-------- DATA TO PROCESS

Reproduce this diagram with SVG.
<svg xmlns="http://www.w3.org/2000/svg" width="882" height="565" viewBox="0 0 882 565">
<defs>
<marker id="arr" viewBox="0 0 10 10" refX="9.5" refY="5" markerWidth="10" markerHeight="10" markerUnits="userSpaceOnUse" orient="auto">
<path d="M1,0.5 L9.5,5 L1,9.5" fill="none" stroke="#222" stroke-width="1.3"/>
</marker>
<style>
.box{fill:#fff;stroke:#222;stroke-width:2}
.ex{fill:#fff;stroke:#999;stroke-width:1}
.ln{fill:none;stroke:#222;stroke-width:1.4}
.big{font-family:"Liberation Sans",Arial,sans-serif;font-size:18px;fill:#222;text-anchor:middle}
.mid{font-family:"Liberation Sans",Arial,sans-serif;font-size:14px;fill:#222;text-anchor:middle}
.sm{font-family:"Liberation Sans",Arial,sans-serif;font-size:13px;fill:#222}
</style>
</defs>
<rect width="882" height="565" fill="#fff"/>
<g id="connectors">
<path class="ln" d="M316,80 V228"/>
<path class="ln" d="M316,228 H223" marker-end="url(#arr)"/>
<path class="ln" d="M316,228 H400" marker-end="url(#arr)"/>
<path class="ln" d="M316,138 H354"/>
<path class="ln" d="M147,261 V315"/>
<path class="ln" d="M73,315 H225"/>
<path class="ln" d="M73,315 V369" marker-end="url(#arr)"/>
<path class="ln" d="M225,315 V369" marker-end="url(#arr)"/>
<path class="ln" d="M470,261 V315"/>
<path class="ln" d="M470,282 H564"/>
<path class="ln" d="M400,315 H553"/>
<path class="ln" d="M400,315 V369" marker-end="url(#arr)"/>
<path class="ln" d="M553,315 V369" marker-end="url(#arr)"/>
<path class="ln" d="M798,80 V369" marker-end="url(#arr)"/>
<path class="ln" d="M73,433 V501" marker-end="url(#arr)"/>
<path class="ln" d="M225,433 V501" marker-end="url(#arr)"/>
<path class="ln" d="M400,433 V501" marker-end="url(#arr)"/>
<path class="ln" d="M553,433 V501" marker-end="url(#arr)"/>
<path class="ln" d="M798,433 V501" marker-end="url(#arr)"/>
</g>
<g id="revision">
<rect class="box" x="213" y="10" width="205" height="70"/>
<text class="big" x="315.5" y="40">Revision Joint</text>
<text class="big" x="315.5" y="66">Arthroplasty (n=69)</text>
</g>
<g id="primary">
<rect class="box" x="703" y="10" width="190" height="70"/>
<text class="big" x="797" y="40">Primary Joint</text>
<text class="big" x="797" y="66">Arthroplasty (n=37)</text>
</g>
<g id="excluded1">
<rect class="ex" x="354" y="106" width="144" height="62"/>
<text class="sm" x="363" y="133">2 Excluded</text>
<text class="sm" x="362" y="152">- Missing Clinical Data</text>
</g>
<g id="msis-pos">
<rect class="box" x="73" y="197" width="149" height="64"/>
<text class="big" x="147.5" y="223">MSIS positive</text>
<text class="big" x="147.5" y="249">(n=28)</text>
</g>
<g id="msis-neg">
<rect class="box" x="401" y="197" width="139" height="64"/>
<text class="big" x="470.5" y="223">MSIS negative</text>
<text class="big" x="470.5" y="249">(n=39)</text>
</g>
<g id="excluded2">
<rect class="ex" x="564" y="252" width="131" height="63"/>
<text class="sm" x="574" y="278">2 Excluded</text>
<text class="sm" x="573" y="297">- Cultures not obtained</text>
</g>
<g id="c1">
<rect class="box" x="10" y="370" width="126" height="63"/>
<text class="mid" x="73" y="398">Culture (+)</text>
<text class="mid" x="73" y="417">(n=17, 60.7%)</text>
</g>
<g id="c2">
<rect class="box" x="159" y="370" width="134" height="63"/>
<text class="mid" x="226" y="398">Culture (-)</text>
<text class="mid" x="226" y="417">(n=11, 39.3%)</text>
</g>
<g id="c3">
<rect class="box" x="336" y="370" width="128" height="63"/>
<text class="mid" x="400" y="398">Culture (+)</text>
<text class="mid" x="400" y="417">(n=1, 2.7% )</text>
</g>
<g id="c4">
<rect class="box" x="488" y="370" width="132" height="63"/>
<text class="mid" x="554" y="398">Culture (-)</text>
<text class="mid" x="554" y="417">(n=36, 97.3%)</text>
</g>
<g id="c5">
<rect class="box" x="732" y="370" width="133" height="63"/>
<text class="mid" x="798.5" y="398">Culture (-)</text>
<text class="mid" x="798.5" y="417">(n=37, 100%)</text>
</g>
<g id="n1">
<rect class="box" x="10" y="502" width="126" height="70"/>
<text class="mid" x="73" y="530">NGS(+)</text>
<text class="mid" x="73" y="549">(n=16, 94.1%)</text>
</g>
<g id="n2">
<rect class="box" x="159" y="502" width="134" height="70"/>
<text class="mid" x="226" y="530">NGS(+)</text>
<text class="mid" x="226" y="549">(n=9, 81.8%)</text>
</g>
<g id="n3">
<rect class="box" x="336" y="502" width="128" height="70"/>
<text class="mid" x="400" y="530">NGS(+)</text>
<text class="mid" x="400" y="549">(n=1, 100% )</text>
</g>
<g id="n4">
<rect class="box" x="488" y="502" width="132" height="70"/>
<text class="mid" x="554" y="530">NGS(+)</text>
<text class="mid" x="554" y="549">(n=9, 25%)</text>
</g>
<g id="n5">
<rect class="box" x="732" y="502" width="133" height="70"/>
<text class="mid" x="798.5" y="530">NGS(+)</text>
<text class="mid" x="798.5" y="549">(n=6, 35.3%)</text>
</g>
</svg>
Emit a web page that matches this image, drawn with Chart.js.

----------------

§ **PROBLEM DESCRIPTION**
Extract, word for word, each line of the listing above.

§ **FINISHED TASK**
Reproduce this diagram with SVG.
<svg xmlns="http://www.w3.org/2000/svg" width="882" height="565" viewBox="0 0 882 565">
<defs>
<marker id="arr" viewBox="0 0 10 10" refX="9.5" refY="5" markerWidth="10" markerHeight="10" markerUnits="userSpaceOnUse" orient="auto">
<path d="M1,0.5 L9.5,5 L1,9.5" fill="none" stroke="#222" stroke-width="1.3"/>
</marker>
<style>
.box{fill:#fff;stroke:#222;stroke-width:2}
.ex{fill:#fff;stroke:#999;stroke-width:1}
.ln{fill:none;stroke:#222;stroke-width:1.4}
.big{font-family:"Liberation Sans",Arial,sans-serif;font-size:18px;fill:#222;text-anchor:middle}
.mid{font-family:"Liberation Sans",Arial,sans-serif;font-size:14px;fill:#222;text-anchor:middle}
.sm{font-family:"Liberation Sans",Arial,sans-serif;font-size:13px;fill:#222}
</style>
</defs>
<rect width="882" height="565" fill="#fff"/>
<g id="connectors">
<path class="ln" d="M316,80 V228"/>
<path class="ln" d="M316,228 H223" marker-end="url(#arr)"/>
<path class="ln" d="M316,228 H400" marker-end="url(#arr)"/>
<path class="ln" d="M316,138 H354"/>
<path class="ln" d="M147,261 V315"/>
<path class="ln" d="M73,315 H225"/>
<path class="ln" d="M73,315 V369" marker-end="url(#arr)"/>
<path class="ln" d="M225,315 V369" marker-end="url(#arr)"/>
<path class="ln" d="M470,261 V315"/>
<path class="ln" d="M470,282 H564"/>
<path class="ln" d="M400,315 H553"/>
<path class="ln" d="M400,315 V369" marker-end="url(#arr)"/>
<path class="ln" d="M553,315 V369" marker-end="url(#arr)"/>
<path class="ln" d="M798,80 V369" marker-end="url(#arr)"/>
<path class="ln" d="M73,433 V501" marker-end="url(#arr)"/>
<path class="ln" d="M225,433 V501" marker-end="url(#arr)"/>
<path class="ln" d="M400,433 V501" marker-end="url(#arr)"/>
<path class="ln" d="M553,433 V501" marker-end="url(#arr)"/>
<path class="ln" d="M798,433 V501" marker-end="url(#arr)"/>
</g>
<g id="revision">
<rect class="box" x="213" y="10" width="205" height="70"/>
<text class="big" x="315.5" y="40">Revision Joint</text>
<text class="big" x="315.5" y="66">Arthroplasty (n=69)</text>
</g>
<g id="primary">
<rect class="box" x="703" y="10" width="190" height="70"/>
<text class="big" x="797" y="40">Primary Joint</text>
<text class="big" x="797" y="66">Arthroplasty (n=37)</text>
</g>
<g id="excluded1">
<rect class="ex" x="354" y="106" width="144" height="62"/>
<text class="sm" x="363" y="133">2 Excluded</text>
<text class="sm" x="362" y="152">- Missing Clinical Data</text>
</g>
<g id="msis-pos">
<rect class="box" x="73" y="197" width="149" height="64"/>
<text class="big" x="147.5" y="223">MSIS positive</text>
<text class="big" x="147.5" y="249">(n=28)</text>
</g>
<g id="msis-neg">
<rect class="box" x="401" y="197" width="139" height="64"/>
<text class="big" x="470.5" y="223">MSIS negative</text>
<text class="big" x="470.5" y="249">(n=39)</text>
</g>
<g id="excluded2">
<rect class="ex" x="564" y="252" width="131" height="63"/>
<text class="sm" x="574" y="278">2 Excluded</text>
<text class="sm" x="573" y="297">- Cultures not obtained</text>
</g>
<g id="c1">
<rect class="box" x="10" y="370" width="126" height="63"/>
<text class="mid" x="73" y="398">Culture (+)</text>
<text class="mid" x="73" y="417">(n=17, 60.7%)</text>
</g>
<g id="c2">
<rect class="box" x="159" y="370" width="134" height="63"/>
<text class="mid" x="226" y="398">Culture (-)</text>
<text class="mid" x="226" y="417">(n=11, 39.3%)</text>
</g>
<g id="c3">
<rect class="box" x="336" y="370" width="128" height="63"/>
<text class="mid" x="400" y="398">Culture (+)</text>
<text class="mid" x="400" y="417">(n=1, 2.7% )</text>
</g>
<g id="c4">
<rect class="box" x="488" y="370" width="132" height="63"/>
<text class="mid" x="554" y="398">Culture (-)</text>
<text class="mid" x="554" y="417">(n=36, 97.3%)</text>
</g>
<g id="c5">
<rect class="box" x="732" y="370" width="133" height="63"/>
<text class="mid" x="798.5" y="398">Culture (-)</text>
<text class="mid" x="798.5" y="417">(n=37, 100%)</text>
</g>
<g id="n1">
<rect class="box" x="10" y="502" width="126" height="70"/>
<text class="mid" x="73" y="530">NGS(+)</text>
<text class="mid" x="73" y="549">(n=16, 94.1%)</text>
</g>
<g id="n2">
<rect class="box" x="159" y="502" width="134" height="70"/>
<text class="mid" x="226" y="530">NGS(+)</text>
<text class="mid" x="226" y="549">(n=9, 81.8%)</text>
</g>
<g id="n3">
<rect class="box" x="336" y="502" width="128" height="70"/>
<text class="mid" x="400" y="530">NGS(+)</text>
<text class="mid" x="400" y="549">(n=1, 100% )</text>
</g>
<g id="n4">
<rect class="box" x="488" y="502" width="132" height="70"/>
<text class="mid" x="554" y="530">NGS(+)</text>
<text class="mid" x="554" y="549">(n=9, 25%)</text>
</g>
<g id="n5">
<rect class="box" x="732" y="502" width="133" height="70"/>
<text class="mid" x="798.5" y="530">NGS(+)</text>
<text class="mid" x="798.5" y="549">(n=6, 35.3%)</text>
</g>
</svg>
Emit a web page that matches this image, drawn with Chart.js.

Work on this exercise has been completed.